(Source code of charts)
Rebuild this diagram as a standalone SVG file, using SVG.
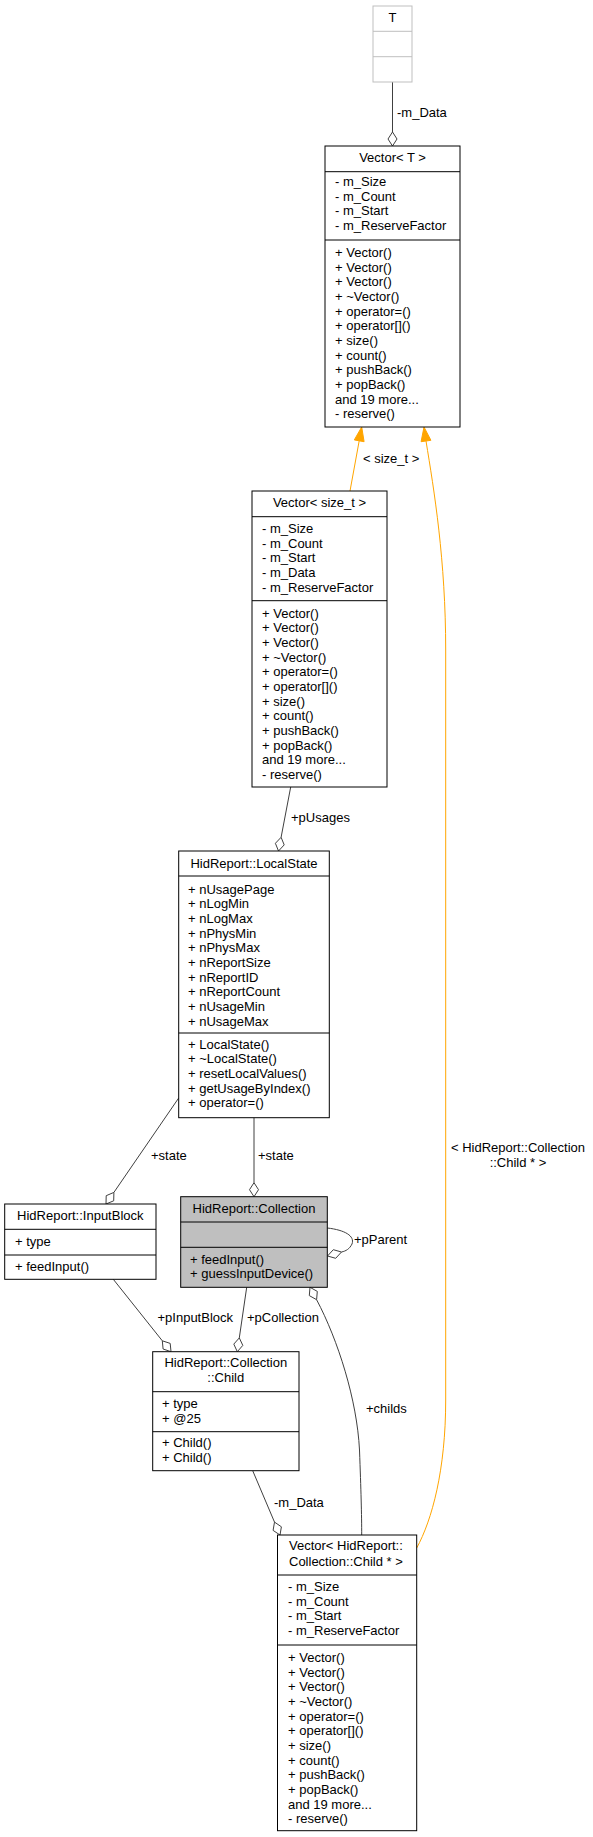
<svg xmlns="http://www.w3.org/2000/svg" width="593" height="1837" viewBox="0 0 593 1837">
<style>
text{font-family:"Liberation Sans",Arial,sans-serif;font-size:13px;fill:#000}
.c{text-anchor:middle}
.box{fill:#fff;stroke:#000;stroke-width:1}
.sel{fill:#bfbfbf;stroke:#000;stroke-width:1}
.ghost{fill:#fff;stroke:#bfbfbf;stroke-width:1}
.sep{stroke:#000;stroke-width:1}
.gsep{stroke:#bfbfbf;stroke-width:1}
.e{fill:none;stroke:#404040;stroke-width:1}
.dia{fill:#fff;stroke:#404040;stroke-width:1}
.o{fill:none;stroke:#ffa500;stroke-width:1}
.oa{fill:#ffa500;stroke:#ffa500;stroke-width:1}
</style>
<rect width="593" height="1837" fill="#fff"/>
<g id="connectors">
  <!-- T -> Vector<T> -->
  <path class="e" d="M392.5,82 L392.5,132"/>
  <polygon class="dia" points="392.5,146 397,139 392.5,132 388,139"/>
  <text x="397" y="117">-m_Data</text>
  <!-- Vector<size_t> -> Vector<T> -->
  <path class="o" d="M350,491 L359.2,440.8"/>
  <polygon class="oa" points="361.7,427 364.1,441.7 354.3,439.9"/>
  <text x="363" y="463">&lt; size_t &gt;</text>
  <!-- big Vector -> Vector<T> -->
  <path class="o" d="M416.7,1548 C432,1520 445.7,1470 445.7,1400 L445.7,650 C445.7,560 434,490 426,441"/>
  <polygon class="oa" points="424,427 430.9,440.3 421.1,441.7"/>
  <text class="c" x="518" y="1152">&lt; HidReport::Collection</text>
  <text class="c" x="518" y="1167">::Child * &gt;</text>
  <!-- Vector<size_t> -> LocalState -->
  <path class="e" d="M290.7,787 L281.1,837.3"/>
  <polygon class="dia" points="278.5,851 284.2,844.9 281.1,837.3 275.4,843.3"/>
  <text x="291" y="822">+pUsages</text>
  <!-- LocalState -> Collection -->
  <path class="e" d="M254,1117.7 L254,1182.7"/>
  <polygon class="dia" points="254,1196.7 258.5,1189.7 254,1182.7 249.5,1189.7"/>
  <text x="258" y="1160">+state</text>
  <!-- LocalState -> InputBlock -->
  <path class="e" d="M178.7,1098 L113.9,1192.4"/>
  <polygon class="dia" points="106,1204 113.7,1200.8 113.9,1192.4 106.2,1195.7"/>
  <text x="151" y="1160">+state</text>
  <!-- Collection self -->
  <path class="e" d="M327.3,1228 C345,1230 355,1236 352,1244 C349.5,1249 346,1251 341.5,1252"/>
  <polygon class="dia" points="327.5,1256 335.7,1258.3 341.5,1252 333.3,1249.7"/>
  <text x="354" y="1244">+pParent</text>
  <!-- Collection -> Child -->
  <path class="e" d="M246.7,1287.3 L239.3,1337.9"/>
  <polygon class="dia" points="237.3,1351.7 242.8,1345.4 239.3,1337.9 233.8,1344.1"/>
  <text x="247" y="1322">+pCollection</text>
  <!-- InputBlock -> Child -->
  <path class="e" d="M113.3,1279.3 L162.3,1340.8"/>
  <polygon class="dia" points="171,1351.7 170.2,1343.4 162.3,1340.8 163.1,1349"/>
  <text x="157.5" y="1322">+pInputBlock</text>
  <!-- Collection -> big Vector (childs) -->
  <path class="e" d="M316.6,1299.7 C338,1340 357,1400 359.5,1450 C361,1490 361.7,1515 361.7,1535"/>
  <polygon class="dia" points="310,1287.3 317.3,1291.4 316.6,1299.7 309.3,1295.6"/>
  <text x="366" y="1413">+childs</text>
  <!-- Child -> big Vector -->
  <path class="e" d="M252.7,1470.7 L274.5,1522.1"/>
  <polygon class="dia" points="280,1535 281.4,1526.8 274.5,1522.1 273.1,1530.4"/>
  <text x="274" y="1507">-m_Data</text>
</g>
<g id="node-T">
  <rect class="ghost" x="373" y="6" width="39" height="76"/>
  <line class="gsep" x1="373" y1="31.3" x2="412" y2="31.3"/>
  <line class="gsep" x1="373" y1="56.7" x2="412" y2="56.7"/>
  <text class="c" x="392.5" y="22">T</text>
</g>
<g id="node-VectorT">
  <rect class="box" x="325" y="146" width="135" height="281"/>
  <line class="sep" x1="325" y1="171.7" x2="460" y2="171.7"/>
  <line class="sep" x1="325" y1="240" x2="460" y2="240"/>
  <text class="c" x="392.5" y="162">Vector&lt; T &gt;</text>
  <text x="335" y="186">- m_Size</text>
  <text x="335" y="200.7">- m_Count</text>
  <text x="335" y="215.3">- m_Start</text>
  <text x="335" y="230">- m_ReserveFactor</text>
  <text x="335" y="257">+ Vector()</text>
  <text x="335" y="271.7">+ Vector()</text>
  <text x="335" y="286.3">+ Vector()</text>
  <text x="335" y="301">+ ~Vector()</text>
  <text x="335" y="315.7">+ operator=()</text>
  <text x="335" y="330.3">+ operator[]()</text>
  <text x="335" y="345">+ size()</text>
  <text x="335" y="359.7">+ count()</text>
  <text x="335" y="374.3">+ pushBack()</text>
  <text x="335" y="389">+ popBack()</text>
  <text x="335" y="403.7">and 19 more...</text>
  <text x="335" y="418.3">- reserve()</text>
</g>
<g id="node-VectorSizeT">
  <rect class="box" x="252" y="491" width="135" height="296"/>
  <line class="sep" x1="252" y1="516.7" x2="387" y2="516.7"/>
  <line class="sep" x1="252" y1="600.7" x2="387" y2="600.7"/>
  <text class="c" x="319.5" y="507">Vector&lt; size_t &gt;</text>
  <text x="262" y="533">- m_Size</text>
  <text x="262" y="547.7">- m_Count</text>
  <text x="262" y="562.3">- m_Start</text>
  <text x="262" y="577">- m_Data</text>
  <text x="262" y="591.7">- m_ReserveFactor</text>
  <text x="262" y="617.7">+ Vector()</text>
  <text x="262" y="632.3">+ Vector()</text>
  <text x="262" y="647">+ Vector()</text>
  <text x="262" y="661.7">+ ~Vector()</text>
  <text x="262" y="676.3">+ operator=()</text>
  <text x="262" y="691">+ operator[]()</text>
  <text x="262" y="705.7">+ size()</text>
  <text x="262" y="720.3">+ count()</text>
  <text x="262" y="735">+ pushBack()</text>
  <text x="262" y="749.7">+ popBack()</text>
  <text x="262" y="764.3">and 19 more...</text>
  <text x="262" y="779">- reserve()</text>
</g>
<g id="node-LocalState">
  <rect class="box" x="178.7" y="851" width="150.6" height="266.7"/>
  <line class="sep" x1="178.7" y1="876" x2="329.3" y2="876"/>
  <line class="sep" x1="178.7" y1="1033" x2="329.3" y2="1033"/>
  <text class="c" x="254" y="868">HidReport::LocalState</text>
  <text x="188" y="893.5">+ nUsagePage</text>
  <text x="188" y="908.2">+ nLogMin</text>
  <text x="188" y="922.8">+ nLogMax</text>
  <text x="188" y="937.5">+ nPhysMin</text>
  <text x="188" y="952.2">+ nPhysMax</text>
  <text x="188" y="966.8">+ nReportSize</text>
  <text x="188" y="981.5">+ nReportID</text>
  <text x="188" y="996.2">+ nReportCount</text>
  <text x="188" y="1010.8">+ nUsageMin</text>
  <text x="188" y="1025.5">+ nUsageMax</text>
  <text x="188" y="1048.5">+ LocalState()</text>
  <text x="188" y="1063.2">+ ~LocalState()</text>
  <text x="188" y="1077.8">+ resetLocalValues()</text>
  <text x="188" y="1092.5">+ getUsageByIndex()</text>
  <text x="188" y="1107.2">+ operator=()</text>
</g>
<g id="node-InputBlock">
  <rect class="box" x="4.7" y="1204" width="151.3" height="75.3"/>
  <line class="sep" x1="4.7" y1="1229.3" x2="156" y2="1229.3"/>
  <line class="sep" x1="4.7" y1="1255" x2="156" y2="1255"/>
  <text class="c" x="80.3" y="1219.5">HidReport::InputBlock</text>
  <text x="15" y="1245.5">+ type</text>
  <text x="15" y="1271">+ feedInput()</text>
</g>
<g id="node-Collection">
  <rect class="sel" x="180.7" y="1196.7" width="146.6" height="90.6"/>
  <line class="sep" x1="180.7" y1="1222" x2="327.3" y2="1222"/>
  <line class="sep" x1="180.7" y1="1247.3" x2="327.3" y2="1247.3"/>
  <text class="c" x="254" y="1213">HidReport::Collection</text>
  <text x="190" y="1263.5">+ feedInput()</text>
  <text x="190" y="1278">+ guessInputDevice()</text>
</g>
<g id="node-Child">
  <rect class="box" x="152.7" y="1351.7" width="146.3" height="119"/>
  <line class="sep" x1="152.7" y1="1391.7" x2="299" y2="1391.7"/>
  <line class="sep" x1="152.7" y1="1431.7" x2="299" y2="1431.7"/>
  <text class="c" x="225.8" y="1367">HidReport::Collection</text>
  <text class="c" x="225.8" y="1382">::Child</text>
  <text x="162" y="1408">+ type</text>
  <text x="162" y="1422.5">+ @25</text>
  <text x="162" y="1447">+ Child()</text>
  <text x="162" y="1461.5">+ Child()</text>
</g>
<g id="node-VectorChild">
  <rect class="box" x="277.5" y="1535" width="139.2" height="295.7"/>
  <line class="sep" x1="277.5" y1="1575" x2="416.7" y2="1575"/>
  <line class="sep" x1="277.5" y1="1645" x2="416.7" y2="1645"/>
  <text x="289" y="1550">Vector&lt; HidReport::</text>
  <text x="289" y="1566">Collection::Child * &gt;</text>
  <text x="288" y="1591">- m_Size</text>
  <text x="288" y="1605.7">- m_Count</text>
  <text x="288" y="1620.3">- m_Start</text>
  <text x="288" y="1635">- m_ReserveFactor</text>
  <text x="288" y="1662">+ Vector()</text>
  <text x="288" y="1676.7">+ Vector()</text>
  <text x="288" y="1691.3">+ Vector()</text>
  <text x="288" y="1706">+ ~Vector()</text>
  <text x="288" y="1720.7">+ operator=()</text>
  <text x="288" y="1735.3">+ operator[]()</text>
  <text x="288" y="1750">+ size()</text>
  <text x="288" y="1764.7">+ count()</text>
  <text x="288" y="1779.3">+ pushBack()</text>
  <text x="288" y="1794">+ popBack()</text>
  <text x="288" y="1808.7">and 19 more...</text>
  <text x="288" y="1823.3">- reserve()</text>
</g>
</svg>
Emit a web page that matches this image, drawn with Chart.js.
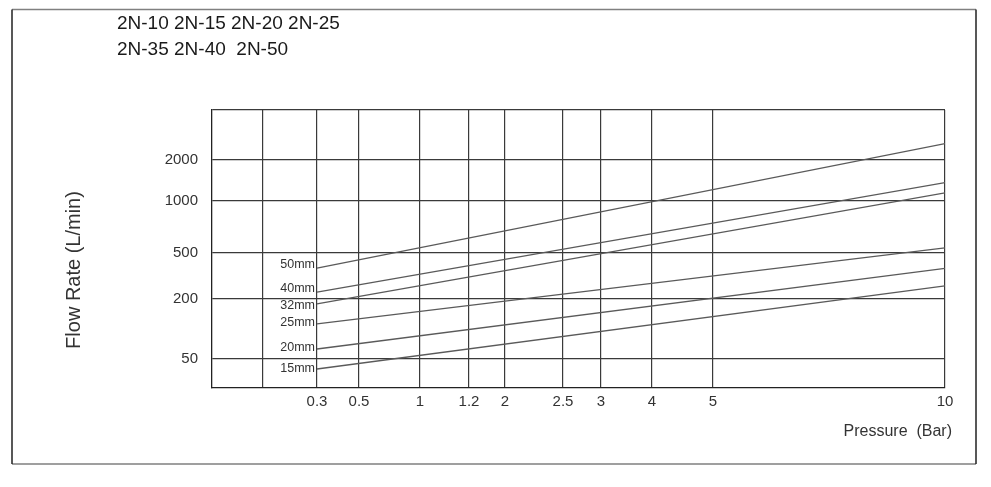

**STATED EXERCISE:**
Extract, from the listing above, every line where the string "this" occurs.

**FINISHED ANSWER:**
Rebuild this diagram as a standalone SVG file, using SVG.
Emit a web page that matches this image, drawn with Chart.js.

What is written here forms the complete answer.